_EXERCISE INSTRUCTIONS:_ Do not include the pictures; repeat the rest of the data exactly.

_INFORMATION SUPPLIED:_

◆ ◆ ◆ ◆ ◆

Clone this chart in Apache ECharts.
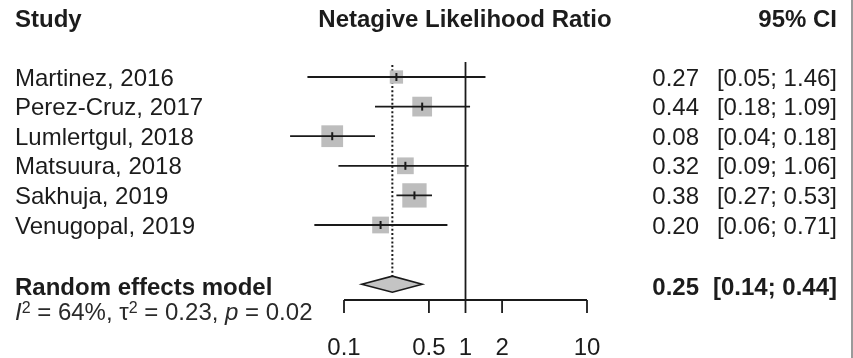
<!DOCTYPE html>
<html>
<head>
<meta charset="utf-8">
<style>
html,body{margin:0;padding:0;background:#fff;}
#chart{width:853px;height:358px;}
</style>
<script src="https://cdn.jsdelivr.net/npm/echarts@6/dist/echarts.min.js"></script>
</head>
<body>
<div id="chart"></div>
<script>
// ---- data ----
const studies = ['Martinez, 2016', 'Perez-Cruz, 2017', 'Lumlertgul, 2018', 'Matsuura, 2018', 'Sakhuja, 2019', 'Venugopal, 2019'];
const estimates = [0.27, 0.44, 0.08, 0.32, 0.38, 0.20];
const lowerCI = [0.05, 0.18, 0.036, 0.09, 0.27, 0.057];
const upperCI = [1.46, 1.09, 0.18, 1.06, 0.53, 0.71];
const weights = [8.1, 17.8, 21.6, 12.8, 27.0, 12.8];
const pooledLabel = 'Random effects model';
const pooledEst = [0.25];
const pooledLower = [0.14];
const pooledUpper = [0.44];
const i2 = '64%';
const tau2 = '0.23';
const pValue = '0.02';
const tickValues = [0.1, 0.5, 1, 2, 10];
const nullValue = [1];
const headerStudy = 'Study';
const headerEffect = 'Netagive Likelihood Ratio';
const headerCI = '95% CI';

// ---- styles ----
const FONT = 'Liberation Sans, Arial, sans-serif';
const TXT = '#1c1c1c';
const LINE = '#1a1a1a';
const BOX = '#bdbdbd';
const FS = 24;
const COL_NAME = 15, COL_EST = 699, COL_CI = 837;
const TEXT_DY = 2;

const fmt = v => v.toFixed(2);

const studyData = studies.map((s, i) => [estimates[i], lowerCI[i], upperCI[i], i, weights[i]]);
const pooledRow = studies.length + 1;
const pooledData = pooledEst.map((e, i) => [e, pooledLower[i], pooledUpper[i], pooledRow]);
const tickData = tickValues.map(v => [v]);

const chart = echarts.init(document.getElementById('chart'), null, {renderer: 'canvas'});

function txt(x, y, text, align, bold, size) {
  return {
    type: 'text',
    style: {
      x: x, y: y, text: text, fill: TXT,
      fontFamily: FONT, fontSize: size || FS, fontWeight: bold ? 'bold' : 'normal',
      align: align, verticalAlign: 'middle'
    }
  };
}

chart.setOption({
  animation: false,
  backgroundColor: '#ffffff',
  grid: {left: 344, right: 266, top: 62, bottom: 58},
  xAxis: {type: 'log', logBase: 10, min: 0.1, max: 10, show: false},
  yAxis: {type: 'value', inverse: true, min: -0.507, max: 7.534, show: false},
  graphic: [
    txt(COL_NAME, 20, headerStudy, 'left', true),
    txt(465, 20, headerEffect, 'center', true),
    txt(COL_CI, 20, headerCI, 'right', true),
    {type: 'rect', shape: {x: 851, y: 0, width: 2, height: 358}, style: {fill: '#9a9a9a'}, z: 10}
  ],
  series: [
    // null line
    {
      type: 'custom', data: nullValue.map(v => [v]), clip: false, z: 3,
      encode: {x: 0},
      renderItem: function (params, api) {
        const cs = params.coordSys;
        const x = api.coord([api.value(0), 0])[0];
        return {type: 'line', shape: {x1: x, y1: cs.y, x2: x, y2: cs.y + cs.height},
          style: {stroke: LINE, lineWidth: 1.8}};
      }
    },
    // pooled dotted line + diamond + texts
    {
      type: 'custom', data: pooledData, clip: false, z: 2,
      encode: {x: [0, 1, 2], y: 3},
      renderItem: function (params, api) {
        const cs = params.coordSys;
        const row = api.value(3);
        const c = api.coord([api.value(0), row]);
        const l = api.coord([api.value(1), row]);
        const h = api.coord([api.value(2), row]);
        const hh = 8;
        return {type: 'group', children: [
          {type: 'line', shape: {x1: c[0], y1: cs.y + 3, x2: c[0], y2: c[1] - hh},
            style: {stroke: LINE, lineWidth: 2, lineDash: [2, 2.2]}},
          {type: 'polygon', shape: {points: [[l[0], c[1]], [c[0], c[1] - hh], [h[0], c[1]], [c[0], c[1] + hh]]},
            style: {fill: '#c4c4c4', stroke: LINE, lineWidth: 1.6}},
          txt(COL_NAME, c[1] + TEXT_DY + 2, pooledLabel, 'left', true),
          txt(COL_EST, c[1] + TEXT_DY + 2, fmt(api.value(0)), 'right', true),
          txt(COL_CI, c[1] + TEXT_DY + 2, '[' + fmt(api.value(1)) + '; ' + fmt(api.value(2)) + ']', 'right', true),
          {type: 'text', style: {
            x: COL_NAME, y: c[1] + 29, verticalAlign: 'middle', align: 'left',
            text: '{it|I}{sup|2}{n| = ' + i2 + ', τ}{sup|2}{n| = ' + tau2 + ', }{it|p}{n| = ' + pValue + '}',
            fontFamily: FONT, fontSize: 24, fill: '#2a2a2a',
            rich: {
              n: {fontFamily: FONT, fontSize: 24, fill: '#2a2a2a', lineHeight: 26},
              it: {fontFamily: FONT, fontSize: 24, fontStyle: 'italic', fill: '#2a2a2a', lineHeight: 26},
              sup: {fontFamily: FONT, fontSize: 16, fill: '#2a2a2a', lineHeight: 16, verticalAlign: 'top'}
            }
          }}
        ]};
      }
    },
    // studies
    {
      type: 'custom', data: studyData, clip: false, z: 4,
      encode: {x: [0, 1, 2], y: 3},
      renderItem: function (params, api) {
        const row = api.value(3);
        const c = api.coord([api.value(0), row]);
        const l = api.coord([api.value(1), row]);
        const h = api.coord([api.value(2), row]);
        const side = 4.68 * Math.sqrt(api.value(4));
        const i = params.dataIndex;
        return {type: 'group', children: [
          {type: 'rect', shape: {x: c[0] - side / 2, y: c[1] - side / 2, width: side, height: side},
            style: {fill: BOX}},
          {type: 'line', shape: {x1: l[0], y1: c[1], x2: h[0], y2: c[1]},
            style: {stroke: LINE, lineWidth: 1.8}},
          {type: 'line', shape: {x1: c[0], y1: c[1] - 4, x2: c[0], y2: c[1] + 4},
            style: {stroke: LINE, lineWidth: 2}},
          txt(COL_NAME, c[1] + TEXT_DY, studies[i], 'left', false),
          txt(COL_EST, c[1] + TEXT_DY, fmt(api.value(0)), 'right', false),
          txt(COL_CI, c[1] + TEXT_DY, '[' + fmt(api.value(1)) + '; ' + fmt(api.value(2)) + ']', 'right', false)
        ]};
      }
    },
    // x axis line
    {
      type: 'custom', data: [[tickValues[0], tickValues[tickValues.length - 1]]], clip: false, z: 3,
      encode: {x: [0, 1]},
      renderItem: function (params, api) {
        const cs = params.coordSys;
        const y = cs.y + cs.height;
        const a = api.coord([api.value(0), 0])[0];
        const b = api.coord([api.value(1), 0])[0];
        return {type: 'line', shape: {x1: a, y1: y, x2: b, y2: y}, style: {stroke: LINE, lineWidth: 1.8}};
      }
    },
    // ticks + labels
    {
      type: 'custom', data: tickData, clip: false, z: 3,
      encode: {x: 0},
      renderItem: function (params, api) {
        const cs = params.coordSys;
        const y = cs.y + cs.height;
        const v = api.value(0);
        const x = api.coord([v, 0])[0];
        return {type: 'group', children: [
          {type: 'line', shape: {x1: x, y1: y, x2: x, y2: y + 13}, style: {stroke: LINE, lineWidth: 1.8}},
          txt(x, y + 48, String(v), 'center', false)
        ]};
      }
    }
  ]
});
</script>
</body>
</html>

◆ ◆ ◆ ◆ ◆

_RESULT BELOW:_
Clone this chart in Apache ECharts.
<!DOCTYPE html>
<html>
<head>
<meta charset="utf-8">
<style>
html,body{margin:0;padding:0;background:#fff;}
#chart{width:853px;height:358px;}
</style>
<script src="https://cdn.jsdelivr.net/npm/echarts@6/dist/echarts.min.js"></script>
</head>
<body>
<div id="chart"></div>
<script>
// ---- data ----
const studies = ['Martinez, 2016', 'Perez-Cruz, 2017', 'Lumlertgul, 2018', 'Matsuura, 2018', 'Sakhuja, 2019', 'Venugopal, 2019'];
const estimates = [0.27, 0.44, 0.08, 0.32, 0.38, 0.20];
const lowerCI = [0.05, 0.18, 0.036, 0.09, 0.27, 0.057];
const upperCI = [1.46, 1.09, 0.18, 1.06, 0.53, 0.71];
const weights = [8.1, 17.8, 21.6, 12.8, 27.0, 12.8];
const pooledLabel = 'Random effects model';
const pooledEst = [0.25];
const pooledLower = [0.14];
const pooledUpper = [0.44];
const i2 = '64%';
const tau2 = '0.23';
const pValue = '0.02';
const tickValues = [0.1, 0.5, 1, 2, 10];
const nullValue = [1];
const headerStudy = 'Study';
const headerEffect = 'Netagive Likelihood Ratio';
const headerCI = '95% CI';

// ---- styles ----
const FONT = 'Liberation Sans, Arial, sans-serif';
const TXT = '#1c1c1c';
const LINE = '#1a1a1a';
const BOX = '#bdbdbd';
const FS = 24;
const COL_NAME = 15, COL_EST = 699, COL_CI = 837;
const TEXT_DY = 2;

const fmt = v => v.toFixed(2);

const studyData = studies.map((s, i) => [estimates[i], lowerCI[i], upperCI[i], i, weights[i]]);
const pooledRow = studies.length + 1;
const pooledData = pooledEst.map((e, i) => [e, pooledLower[i], pooledUpper[i], pooledRow]);
const tickData = tickValues.map(v => [v]);

const chart = echarts.init(document.getElementById('chart'), null, {renderer: 'canvas'});

function txt(x, y, text, align, bold, size) {
  return {
    type: 'text',
    style: {
      x: x, y: y, text: text, fill: TXT,
      fontFamily: FONT, fontSize: size || FS, fontWeight: bold ? 'bold' : 'normal',
      align: align, verticalAlign: 'middle'
    }
  };
}

chart.setOption({
  animation: false,
  backgroundColor: '#ffffff',
  grid: {left: 344, right: 266, top: 62, bottom: 58},
  xAxis: {type: 'log', logBase: 10, min: 0.1, max: 10, show: false},
  yAxis: {type: 'value', inverse: true, min: -0.507, max: 7.534, show: false},
  graphic: [
    txt(COL_NAME, 20, headerStudy, 'left', true),
    txt(465, 20, headerEffect, 'center', true),
    txt(COL_CI, 20, headerCI, 'right', true),
    {type: 'rect', shape: {x: 851, y: 0, width: 2, height: 358}, style: {fill: '#9a9a9a'}, z: 10}
  ],
  series: [
    // null line
    {
      type: 'custom', data: nullValue.map(v => [v]), clip: false, z: 3,
      encode: {x: 0},
      renderItem: function (params, api) {
        const cs = params.coordSys;
        const x = api.coord([api.value(0), 0])[0];
        return {type: 'line', shape: {x1: x, y1: cs.y, x2: x, y2: cs.y + cs.height},
          style: {stroke: LINE, lineWidth: 1.8}};
      }
    },
    // pooled dotted line + diamond + texts
    {
      type: 'custom', data: pooledData, clip: false, z: 2,
      encode: {x: [0, 1, 2], y: 3},
      renderItem: function (params, api) {
        const cs = params.coordSys;
        const row = api.value(3);
        const c = api.coord([api.value(0), row]);
        const l = api.coord([api.value(1), row]);
        const h = api.coord([api.value(2), row]);
        const hh = 8;
        return {type: 'group', children: [
          {type: 'line', shape: {x1: c[0], y1: cs.y + 3, x2: c[0], y2: c[1] - hh},
            style: {stroke: LINE, lineWidth: 2, lineDash: [2, 2.2]}},
          {type: 'polygon', shape: {points: [[l[0], c[1]], [c[0], c[1] - hh], [h[0], c[1]], [c[0], c[1] + hh]]},
            style: {fill: '#c4c4c4', stroke: LINE, lineWidth: 1.6}},
          txt(COL_NAME, c[1] + TEXT_DY + 2, pooledLabel, 'left', true),
          txt(COL_EST, c[1] + TEXT_DY + 2, fmt(api.value(0)), 'right', true),
          txt(COL_CI, c[1] + TEXT_DY + 2, '[' + fmt(api.value(1)) + '; ' + fmt(api.value(2)) + ']', 'right', true),
          {type: 'text', style: {
            x: COL_NAME, y: c[1] + 29, verticalAlign: 'middle', align: 'left',
            text: '{it|I}{sup|2}{n| = ' + i2 + ', τ}{sup|2}{n| = ' + tau2 + ', }{it|p}{n| = ' + pValue + '}',
            fontFamily: FONT, fontSize: 24, fill: '#2a2a2a',
            rich: {
              n: {fontFamily: FONT, fontSize: 24, fill: '#2a2a2a', lineHeight: 26},
              it: {fontFamily: FONT, fontSize: 24, fontStyle: 'italic', fill: '#2a2a2a', lineHeight: 26},
              sup: {fontFamily: FONT, fontSize: 16, fill: '#2a2a2a', lineHeight: 16, verticalAlign: 'top'}
            }
          }}
        ]};
      }
    },
    // studies
    {
      type: 'custom', data: studyData, clip: false, z: 4,
      encode: {x: [0, 1, 2], y: 3},
      renderItem: function (params, api) {
        const row = api.value(3);
        const c = api.coord([api.value(0), row]);
        const l = api.coord([api.value(1), row]);
        const h = api.coord([api.value(2), row]);
        const side = 4.68 * Math.sqrt(api.value(4));
        const i = params.dataIndex;
        return {type: 'group', children: [
          {type: 'rect', shape: {x: c[0] - side / 2, y: c[1] - side / 2, width: side, height: side},
            style: {fill: BOX}},
          {type: 'line', shape: {x1: l[0], y1: c[1], x2: h[0], y2: c[1]},
            style: {stroke: LINE, lineWidth: 1.8}},
          {type: 'line', shape: {x1: c[0], y1: c[1] - 4, x2: c[0], y2: c[1] + 4},
            style: {stroke: LINE, lineWidth: 2}},
          txt(COL_NAME, c[1] + TEXT_DY, studies[i], 'left', false),
          txt(COL_EST, c[1] + TEXT_DY, fmt(api.value(0)), 'right', false),
          txt(COL_CI, c[1] + TEXT_DY, '[' + fmt(api.value(1)) + '; ' + fmt(api.value(2)) + ']', 'right', false)
        ]};
      }
    },
    // x axis line
    {
      type: 'custom', data: [[tickValues[0], tickValues[tickValues.length - 1]]], clip: false, z: 3,
      encode: {x: [0, 1]},
      renderItem: function (params, api) {
        const cs = params.coordSys;
        const y = cs.y + cs.height;
        const a = api.coord([api.value(0), 0])[0];
        const b = api.coord([api.value(1), 0])[0];
        return {type: 'line', shape: {x1: a, y1: y, x2: b, y2: y}, style: {stroke: LINE, lineWidth: 1.8}};
      }
    },
    // ticks + labels
    {
      type: 'custom', data: tickData, clip: false, z: 3,
      encode: {x: 0},
      renderItem: function (params, api) {
        const cs = params.coordSys;
        const y = cs.y + cs.height;
        const v = api.value(0);
        const x = api.coord([v, 0])[0];
        return {type: 'group', children: [
          {type: 'line', shape: {x1: x, y1: y, x2: x, y2: y + 13}, style: {stroke: LINE, lineWidth: 1.8}},
          txt(x, y + 48, String(v), 'center', false)
        ]};
      }
    }
  ]
});
</script>
</body>
</html>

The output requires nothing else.